After Pugin did not visit the town, the architect George Goldie was invited instead. He designed a Gothic Revival style church for the town. Fr Walker initially wanted a church in the Norman Revival style, but was persuaded by Goldie to accept a church in the Gothic Revival style. On 3 October 1856, the foundation stone of the church was laid. In 1858, the church was opened. However, the interior of the church still needed some work, so in 1874 the church was closed to complete the interior before being reopened on 22 July 1874. The organ was made by Foster & Andrews of Hull and rebuilt by Nicholson & Co Ltd. In 1858, 1874 and 1898 stained glass windows were installed in the church and were made by Hardman & Co.

===Developments===
As the population of the Scarborough continued to rise in the 20th century, various chapels of ease were built from St Peter's Church to serve the increasing local Catholic congregation. St Edward the Confessor Church was the first Catholic church to be built after St Peter's Church. It is to the south of the town. Plans were underway in 1891 to build the church after Elizabeth Reynard of Sunderlandwick died and gave the land and money for the church. However, nothing done for another 20 years until a Mr Anderson of York gave £1,000 for the church and building work started. On 13 August 1912, the foundation was laid. The church is in the Byzantine Revival style, was designed by a Fr Eugene Roulin of Filey as well as the architectural firm John Petch & Son, and opened in 1914.
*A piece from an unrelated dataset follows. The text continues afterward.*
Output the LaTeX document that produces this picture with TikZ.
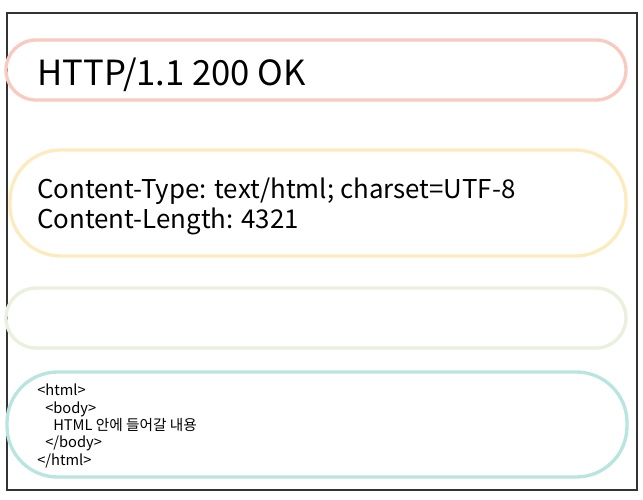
\documentclass[tikz,border=0pt]{standalone}
\usepackage{fontspec}
\setmainfont{Noto Sans CJK KR}
\definecolor{pillpink}{HTML}{F9CABF}
\definecolor{pillyellow}{HTML}{FDEBC0}
\definecolor{pillgreen}{HTML}{E9F0DC}
\definecolor{pillteal}{HTML}{B8E5DF}
\definecolor{framegray}{HTML}{333333}
\tikzset{
  pill/.style={draw, line width=2.5pt, inner sep=0pt},
  msgtext/.style={anchor=base west, inner sep=0pt, align=left}
}
\begin{document}
\begin{tikzpicture}[x=0.75pt,y=0.75pt,yscale=-1,xscale=1]
    \useasboundingbox (0,0) rectangle (643,500);
    %Outer frame
    \draw[framegray, line width=1.5pt] (7,13) rectangle (637,490);
    %Status line
    \draw[pill, pillpink, rounded corners=22.5pt] (6,40) rectangle (626,100);
    %Headers
    \draw[pill, pillyellow, rounded corners=38pt] (10,150) rectangle (626,256);
    %Blank line
    \draw[pill, pillgreen, rounded corners=22.5pt] (6,288) rectangle (626,348);
    %Body
    \draw[pill, pillteal, rounded corners=38pt] (7,372) rectangle (627,477);
    
    \node[msgtext, font=\fontsize{26}{30}\selectfont] (status) at (37,85) {HTTP/1.1 200 OK};
    \node[msgtext, font=\fontsize{19.4}{22.5}\selectfont] (headers) at (37,228)
      {Content-Type: text/html; charset=UTF-8\\Content-Length: 4321};
    \node[msgtext, font=\fontsize{11}{13}\selectfont] (body) at (37,465)
      {<html>\\\hspace*{6pt}<body>\\\hspace*{12pt}HTML 안에 들어갈 내용\\\hspace*{6pt}</body>\\</html>};
\end{tikzpicture}
\end{document}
In the 1950s, the population increased and St George's Church in Eastfield was also built as a chapel of ease of St Peter's Church. It was built in 1957, cost £15,000, and was enlarged in 1965. In addition, St Joseph's Church was built in Newby and Scalby. Plans for the church started in 1930, land was purchased for it and a temporary building was made in 1949. In 1960, the church was built and cost £35,000. The church was designed by Francis Johnson and is a Grade II listed building.

==Parish==
The Scarborough parish of St Peter also incorporates the St Edward the Confessor Church and St Joseph's Church in Newby and Scalby, while St George's Church in Eastfield is served from Our Lady and St Peter's Church in Bridlington. St Peter's Church has three Sunday Masses at 5:30 pm on Saturday, 9:30 am in Polish and at 11:30 am on Sunday. St Joseph's Church has one Sunday Mass at 9:30 am. St Edward the Confessor Church has a Mass in Malayalam every 3rd Sunday of the month at 2:00 pm.